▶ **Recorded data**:
START
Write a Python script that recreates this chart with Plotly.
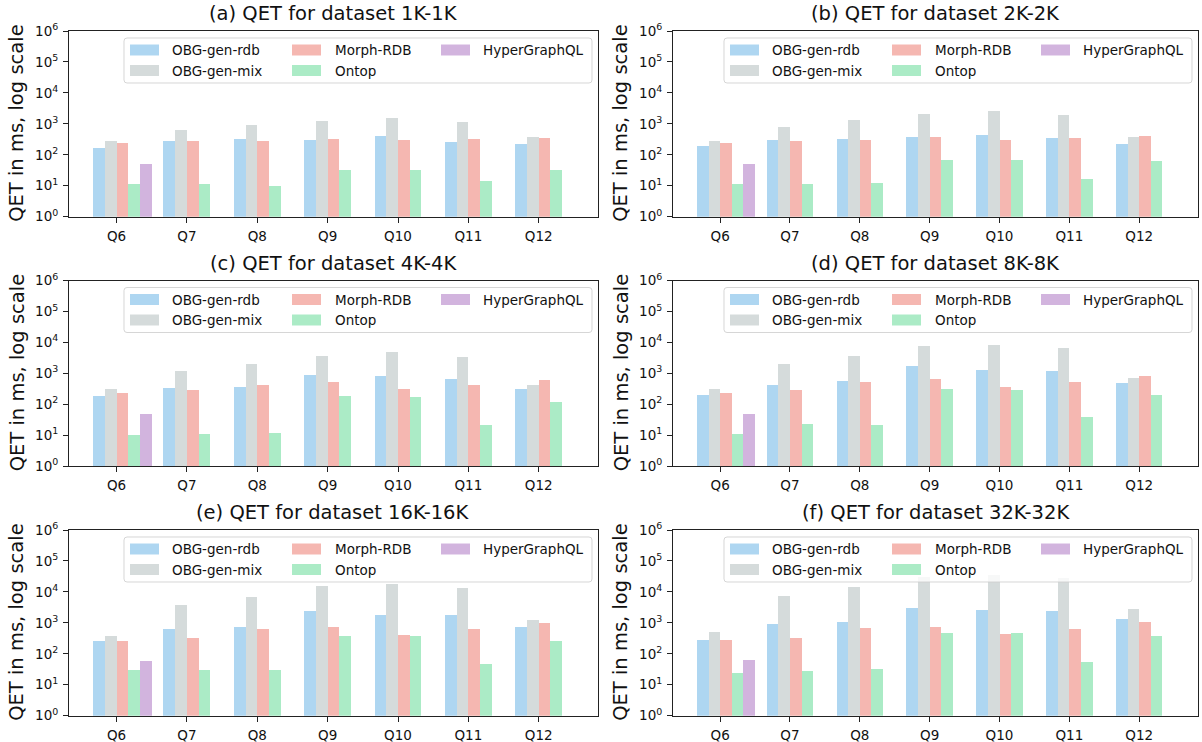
import plotly.graph_objects as go
from plotly.subplots import make_subplots
import numpy as np

# ---------------- data ----------------
queries = ["Q6", "Q7", "Q8", "Q9", "Q10", "Q11", "Q12"]
series_names = ["OBG-gen-rdb", "OBG-gen-mix", "Morph-RDB", "Ontop", "HyperGraphQL"]
series_colors = ["#AED6F1", "#D5DBDB", "#F5B7B1", "#ABEBC6", "#D2B4DE"]
panel_titles = ["(a) QET for dataset 1K-1K", "(b) QET for dataset 2K-2K",
                "(c) QET for dataset 4K-4K", "(d) QET for dataset 8K-8K",
                "(e) QET for dataset 16K-16K", "(f) QET for dataset 32K-32K"]
y_tick_values = [1, 10, 100, 1000, 10000, 100000, 1000000]
y_tick_labels = ["10<sup>0</sup>", "10<sup>1</sup>", "10<sup>2</sup>", "10<sup>3</sup>",
                 "10<sup>4</sup>", "10<sup>5</sup>", "10<sup>6</sup>"]

# 1K-1K
rdb_1k = [170, 285, 330, 305, 415, 265, 228]
mix_1k = [285, 640, 930, 1250, 1560, 1170, 380]
morph_1k = [245, 285, 285, 330, 305, 330, 355]
ontop_1k = [11.8, 11, 10, 33, 33, 14.7, 33]
hyper_1k = [52, None, None, None, None, None, None]
# 2K-2K
rdb_2k = [195, 305, 330, 380, 445, 355, 228]
mix_2k = [285, 800, 1350, 2100, 2650, 1950, 380]
morph_2k = [245, 285, 305, 380, 305, 355, 415]
ontop_2k = [11, 11, 12.7, 70, 70, 17, 65]
hyper_2k = [52, None, None, None, None, None, None]
# 4K-4K
rdb_4k = [187, 340, 390, 890, 825, 660, 315]
mix_4k = [315, 1200, 2150, 3900, 4900, 3600, 425]
morph_4k = [235, 293, 425, 530, 315, 425, 610]
ontop_4k = [10.4, 11.2, 12.1, 187, 174, 22, 120]
hyper_4k = [49, None, None, None, None, None, None]
# 8K-8K
rdb_8k = [200, 425, 570, 1730, 1290, 1200, 490]
mix_8k = [315, 2150, 3900, 8150, 8750, 6950, 710]
morph_8k = [235, 293, 530, 660, 390, 530, 825]
ontop_8k = [11.2, 23.5, 22, 315, 293, 39.5, 200]
hyper_8k = [49, None, None, None, None, None, None]
# 16K-16K
rdb_16k = [251, 610, 710, 2500, 1860, 1730, 760]
mix_16k = [365, 3900, 7050, 15800, 18500, 13700, 1200]
morph_16k = [251, 315, 610, 760, 420, 610, 955]
ontop_16k = [29.4, 29.4, 29.4, 390, 390, 46, 251]
hyper_16k = [57, None, None, None, None, None, None]
# 32K-32K
rdb_32k = [270, 890, 1100, 3100, 2700, 2500, 1290]
mix_32k = [525, 7600, 14700, 31000, 36000, 28700, 2900]
morph_32k = [270, 315, 660, 760, 425, 610, 1100]
ontop_32k = [23.5, 27.3, 31.6, 455, 455, 53, 365]
hyper_32k = [61, None, None, None, None, None, None]

panels = [
    [rdb_1k, mix_1k, morph_1k, ontop_1k, hyper_1k],
    [rdb_2k, mix_2k, morph_2k, ontop_2k, hyper_2k],
    [rdb_4k, mix_4k, morph_4k, ontop_4k, hyper_4k],
    [rdb_8k, mix_8k, morph_8k, ontop_8k, hyper_8k],
    [rdb_16k, mix_16k, morph_16k, ontop_16k, hyper_16k],
    [rdb_32k, mix_32k, morph_32k, ontop_32k, hyper_32k],
]

# ---------------- layout geometry (pixels) ----------------
W, H = 1202, 742
col_px = [(69, 598), (673, 1198)]
row_px = [(31, 216.7), (280.5, 466.2), (530, 715.7)]
bar_w = 1 / 6
FONT = "DejaVu Sans"

def PX(x):
    return x / W

def PY(y):
    return 1 - y / H

fig = make_subplots(rows=3, cols=2)

shapes = []
annotations = []
idx = np.arange(len(queries))

for p, data in enumerate(panels):
    r, c = p // 2, p % 2
    axn = "" if p == 0 else str(p + 1)
    for k, (name, vals) in enumerate(zip(series_names, data)):
        fig.add_trace(go.Bar(
            x=idx + (k - 1.5) * bar_w, y=vals, width=bar_w, name=name,
            marker=dict(color=series_colors[k], line=dict(width=0)),
            showlegend=False, hoverinfo="skip",
        ), row=r + 1, col=c + 1)
    xl, xr = col_px[c]
    yt, yb = row_px[r]
    fig.layout["xaxis" + axn].update(
        domain=[PX(xl), PX(xr)], range=[-0.675, 6.842],
        tickmode="array", tickvals=list(idx), ticktext=queries,
        ticks="outside", ticklen=5, tickwidth=1, tickcolor="#222",
        showline=True, linecolor="#222", linewidth=1, mirror=True,
        showgrid=False, zeroline=False, automargin=False,
        ticklabelstandoff=2,
        tickfont=dict(family=FONT, size=13.5, color="#111"))
    fig.layout["yaxis" + axn].update(
        domain=[PY(yb), PY(yt)], type="log", range=[0, 6],
        tickmode="array", tickvals=y_tick_values, ticktext=y_tick_labels,
        ticks="outside", ticklen=5, tickwidth=1, tickcolor="#222",
        showline=True, linecolor="#222", linewidth=1, mirror=True,
        showgrid=False, zeroline=False, automargin=False,
        ticklabelstandoff=2,
        tickfont=dict(family=FONT, size=13.5, color="#111"))

    # title
    annotations.append(dict(
        text=panel_titles[p], x=PX((xl + xr) / 2), y=PY(yt - 4),
        xref="paper", yref="paper", xanchor="center", yanchor="bottom",
        showarrow=False, font=dict(family=FONT, size=19.5, color="#111")))
    # y-axis label
    annotations.append(dict(
        text="QET in ms, log scale", x=PX(xl - 52), y=PY((yt + yb) / 2),
        xref="paper", yref="paper", xanchor="center", yanchor="middle",
        textangle=-90, showarrow=False,
        font=dict(family=FONT, size=19.5, color="#111")))

    # legend box (matplotlib-style, 3 columns)
    bl, br = xr - 474, xr - 6
    bt, bb = yt + 7, yt + 52
    rr = 3
    path = (f"M {PX(bl + rr)} {PY(bt)} L {PX(br - rr)} {PY(bt)} "
            f"Q {PX(br)} {PY(bt)} {PX(br)} {PY(bt + rr)} "
            f"L {PX(br)} {PY(bb - rr)} Q {PX(br)} {PY(bb)} {PX(br - rr)} {PY(bb)} "
            f"L {PX(bl + rr)} {PY(bb)} Q {PX(bl)} {PY(bb)} {PX(bl)} {PY(bb - rr)} "
            f"L {PX(bl)} {PY(bt + rr)} Q {PX(bl)} {PY(bt)} {PX(bl + rr)} {PY(bt)} Z")
    shapes.append(dict(type="path", path=path, xref="paper", yref="paper",
                       fillcolor="rgba(255,255,255,0.8)",
                       line=dict(color="rgba(204,204,204,0.8)", width=1),
                       layer="above"))
    col_sw = [xr - 468, xr - 306, xr - 157]
    col_tx = [xr - 428, xr - 265, xr - 117]
    row_c = [yt + 19, yt + 39.5]
    grid = [(0, 0), (0, 1), (1, 0), (1, 1), (2, 0)]
    for k, (ci, ri) in enumerate(grid):
        shapes.append(dict(type="rect", xref="paper", yref="paper",
                           x0=PX(col_sw[ci]), x1=PX(col_sw[ci] + 29),
                           y0=PY(row_c[ri] - 5.5), y1=PY(row_c[ri] + 5.5),
                           fillcolor=series_colors[k], line=dict(width=0),
                           layer="above"))
        annotations.append(dict(
            text=series_names[k], x=PX(col_tx[ci]), y=PY(row_c[ri]),
            xref="paper", yref="paper", xanchor="left", yanchor="middle",
            showarrow=False, font=dict(family=FONT, size=13.5, color="#111")))

fig.update_layout(
    width=W, height=H, margin=dict(l=0, r=0, t=0, b=0),
    paper_bgcolor="white", plot_bgcolor="white",
    barmode="overlay", bargap=0, showlegend=False,
    shapes=shapes, annotations=annotations,
    font=dict(family=FONT, color="#111"),
)

fig.write_html("out.html", config={"displayModeBar": False},
               post_script="document.body.style.margin='0';document.body.style.overflow='hidden';")
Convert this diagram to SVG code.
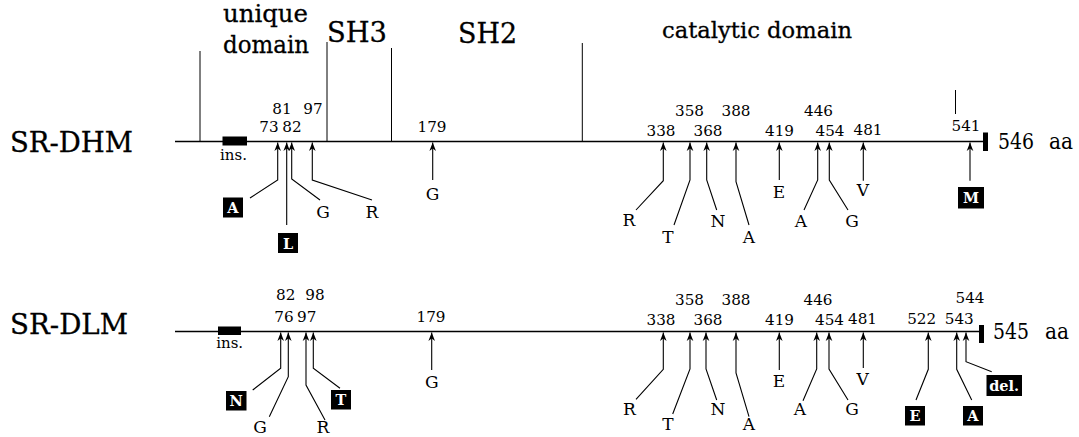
<svg xmlns="http://www.w3.org/2000/svg" width="1079" height="437" viewBox="0 0 1079 437">
<style>
text{font-family:"DejaVu Serif","Liberation Serif","Noto Serif",serif;fill:#000}
.hdr{stroke:#000;stroke-width:0.3}
.name{font-size:27px;stroke:#000;stroke-width:0.3}
.num{font-size:15.2px;text-anchor:middle}
.let{font-size:17px;text-anchor:middle}
.boxt{font-size:14.5px;font-weight:bold;fill:#fff;text-anchor:middle}
.ins{font-size:15px;text-anchor:middle}
.len{font-size:22px}
.bb{fill:#000}
.seq{stroke:#000;stroke-width:1.6;fill:none}
.dom{stroke:#000;stroke-width:1;fill:none}
.con{stroke:#000;stroke-width:1.1;fill:none;marker-end:url(#ah)}
</style>
<defs>
<marker id="ah" viewBox="-9 -4 10 8" markerWidth="10" markerHeight="8" refX="0" refY="0" orient="auto" markerUnits="userSpaceOnUse">
<path d="M0,0 L-8.5,-3.3 L-6,0 L-8.5,3.3 Z" fill="#000"/>
</marker>
</defs>

<g id="header">
<text class="hdr" x="223" y="22" font-size="25" textLength="85" lengthAdjust="spacingAndGlyphs">unique</text>
<text class="hdr" x="223" y="53" font-size="25" textLength="86" lengthAdjust="spacingAndGlyphs">domain</text>
<text class="hdr" x="327" y="42" font-size="28" textLength="60" lengthAdjust="spacingAndGlyphs">SH3</text>
<text class="hdr" x="458" y="42.5" font-size="28" textLength="59" lengthAdjust="spacingAndGlyphs">SH2</text>
<text class="hdr" x="662" y="37.5" font-size="23" textLength="190" lengthAdjust="spacingAndGlyphs">catalytic domain</text>
<line class="dom" x1="200" y1="51" x2="200" y2="141"/>
<line class="dom" x1="327" y1="42" x2="327" y2="141"/>
<line class="dom" x1="391.5" y1="48" x2="391.5" y2="141"/>
<line class="dom" x1="582.3" y1="43" x2="582.3" y2="141"/>
<line class="dom" x1="955.5" y1="90" x2="955.5" y2="114"/>
</g>

<g id="sr-dhm">
<text class="name" x="10" y="151.5" textLength="123" lengthAdjust="spacingAndGlyphs">SR-DHM</text>
<line class="seq" x1="175" y1="141.5" x2="984" y2="141.5"/>
<rect class="bb" x="983" y="132.5" width="5" height="18.5"/>
<text class="len" x="998" y="149.3" textLength="36" lengthAdjust="spacingAndGlyphs">546</text>
<text class="len" x="1049" y="149.3" textLength="24" lengthAdjust="spacingAndGlyphs">aa</text>
<rect class="bb" x="222.5" y="136.5" width="24.5" height="9"/>
<text class="ins" x="233.5" y="160">ins.</text>
<text class="num" x="282" y="113.5">81</text>
<text class="num" x="313" y="113.5">97</text>
<text class="num" x="269" y="131.5">73</text>
<text class="num" x="292" y="131.5">82</text>
<text class="num" x="432" y="131.5">179</text>
<text class="num" x="689.5" y="116">358</text>
<text class="num" x="736" y="116">388</text>
<text class="num" x="818.5" y="116">446</text>
<text class="num" x="661" y="136">338</text>
<text class="num" x="708" y="136">368</text>
<text class="num" x="779.5" y="136">419</text>
<text class="num" x="830" y="136">454</text>
<text class="num" x="868" y="135">481</text>
<text class="num" x="966" y="130.5">541</text>
<rect class="bb" x="223" y="197.5" width="20" height="20"/>
<text class="boxt" x="233" y="213">A</text>
<rect class="bb" x="278" y="233" width="20" height="20"/>
<text class="boxt" x="288" y="248.5">L</text>
<text class="let" x="323" y="218">G</text>
<text class="let" x="372" y="218">R</text>
<text class="let" x="432.5" y="200">G</text>
<text class="let" x="629" y="226">R</text>
<text class="let" x="668" y="243">T</text>
<text class="let" x="718" y="227">N</text>
<text class="let" x="749" y="243">A</text>
<text class="let" x="779" y="198">E</text>
<text class="let" x="801" y="227">A</text>
<text class="let" x="852" y="227">G</text>
<text class="let" x="863" y="196">V</text>
<rect class="bb" x="958" y="187" width="26" height="21.5"/>
<text class="boxt" x="971" y="203">M</text>
</g>

<g id="sr-dlm">
<text class="name" x="10" y="333.5" textLength="118" lengthAdjust="spacingAndGlyphs">SR-DLM</text>
<line class="seq" x1="175" y1="331.5" x2="980" y2="331.5"/>
<rect class="bb" x="979" y="325" width="5" height="18"/>
<text class="len" x="993" y="339" textLength="36" lengthAdjust="spacingAndGlyphs">545</text>
<text class="len" x="1045" y="339" textLength="24" lengthAdjust="spacingAndGlyphs">aa</text>
<rect class="bb" x="218" y="326.5" width="23" height="8.5"/>
<text class="ins" x="229.7" y="348.3">ins.</text>
<text class="num" x="285.7" y="300">82</text>
<text class="num" x="315" y="300">98</text>
<text class="num" x="284" y="321.7">76</text>
<text class="num" x="306.7" y="321.7">97</text>
<text class="num" x="431" y="321.7">179</text>
<text class="num" x="689.5" y="305">358</text>
<text class="num" x="736" y="305">388</text>
<text class="num" x="818" y="305">446</text>
<text class="num" x="661" y="325">338</text>
<text class="num" x="708" y="325">368</text>
<text class="num" x="779.5" y="325">419</text>
<text class="num" x="829.5" y="325">454</text>
<text class="num" x="862.5" y="324">481</text>
<text class="num" x="921.7" y="324">522</text>
<text class="num" x="959.3" y="324">543</text>
<text class="num" x="970" y="303.3">544</text>
<rect class="bb" x="226" y="391" width="20.5" height="19.5"/>
<text class="boxt" x="236.2" y="406">N</text>
<text class="let" x="260" y="433">G</text>
<text class="let" x="323" y="433">R</text>
<rect class="bb" x="331" y="390" width="20" height="19.5"/>
<text class="boxt" x="341" y="405">T</text>
<text class="let" x="431.7" y="388.3">G</text>
<text class="let" x="629.3" y="415">R</text>
<text class="let" x="668" y="430">T</text>
<text class="let" x="718" y="415">N</text>
<text class="let" x="749" y="430">A</text>
<text class="let" x="779" y="386.7">E</text>
<text class="let" x="800" y="415">A</text>
<text class="let" x="852" y="415">G</text>
<text class="let" x="862.7" y="385">V</text>
<rect class="bb" x="905" y="406" width="20" height="19.5"/>
<text class="boxt" x="915" y="421">E</text>
<rect class="bb" x="963" y="406" width="20" height="19.5"/>
<text class="boxt" x="973" y="421">A</text>
<rect class="bb" x="986.5" y="375" width="35.5" height="21"/>
<text class="boxt" x="1004.2" y="390.5">del.</text>
</g>

<g id="connectors">
<polyline class="con" points="250,198 277.7,180 277.7,142.5"/>
<polyline class="con" points="286.7,225 286.7,142.5"/>
<polyline class="con" points="320,200 291.7,179 291.7,142.5"/>
<polyline class="con" points="372,200 312.3,180 312.3,142.5"/>
<polyline class="con" points="432.7,180 432.7,142.5"/>
<polyline class="con" points="636,210 663.3,180.7 663.3,142.5"/>
<polyline class="con" points="674,225 690,180 690,142.5"/>
<polyline class="con" points="716.7,210 706.7,180 706.7,142.5"/>
<polyline class="con" points="749,225 736,181.7 736,142.5"/>
<polyline class="con" points="779.3,180 779.3,142.5"/>
<polyline class="con" points="804,210 817.7,180 817.7,142.5"/>
<polyline class="con" points="848,210 829.3,180 829.3,142.5"/>
<polyline class="con" points="863.3,180.7 863.3,142.5"/>
<polyline class="con" points="970,180.7 970,142.5"/>

<polyline class="con" points="252.7,390 280.7,368.3 280.7,332.5"/>
<polyline class="con" points="269.3,416.7 288.3,376.7 288.3,332.5"/>
<polyline class="con" points="325,420 306,385 306,332.5"/>
<polyline class="con" points="340,388.3 313.3,368.3 313.3,332.5"/>
<polyline class="con" points="431.7,370 431.7,332.5"/>
<polyline class="con" points="636,399.3 663.3,369.3 663.3,332.5"/>
<polyline class="con" points="672.7,414 690,369 690,332.5"/>
<polyline class="con" points="716.7,400 706,369 706,332.5"/>
<polyline class="con" points="749,416.7 736,373 736,332.5"/>
<polyline class="con" points="779.3,370 779.3,332.5"/>
<polyline class="con" points="803,400.7 816.7,369 816.7,332.5"/>
<polyline class="con" points="848,400 829,369 829,332.5"/>
<polyline class="con" points="863.3,368 863.3,332.5"/>
<polyline class="con" points="916,400 928.3,369.3 928.3,332.5"/>
<polyline class="con" points="971.7,400 956.7,369.3 956.7,332.5"/>
<polyline class="con" points="991.7,371.7 966,361.7 966,332.5"/>
</g>
</svg>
END
From the entries above, return each line with the word "this" in it.

▶ **FINAL RESULT**:
Write a Python script that recreates this chart with Plotly.
Convert this diagram to SVG code.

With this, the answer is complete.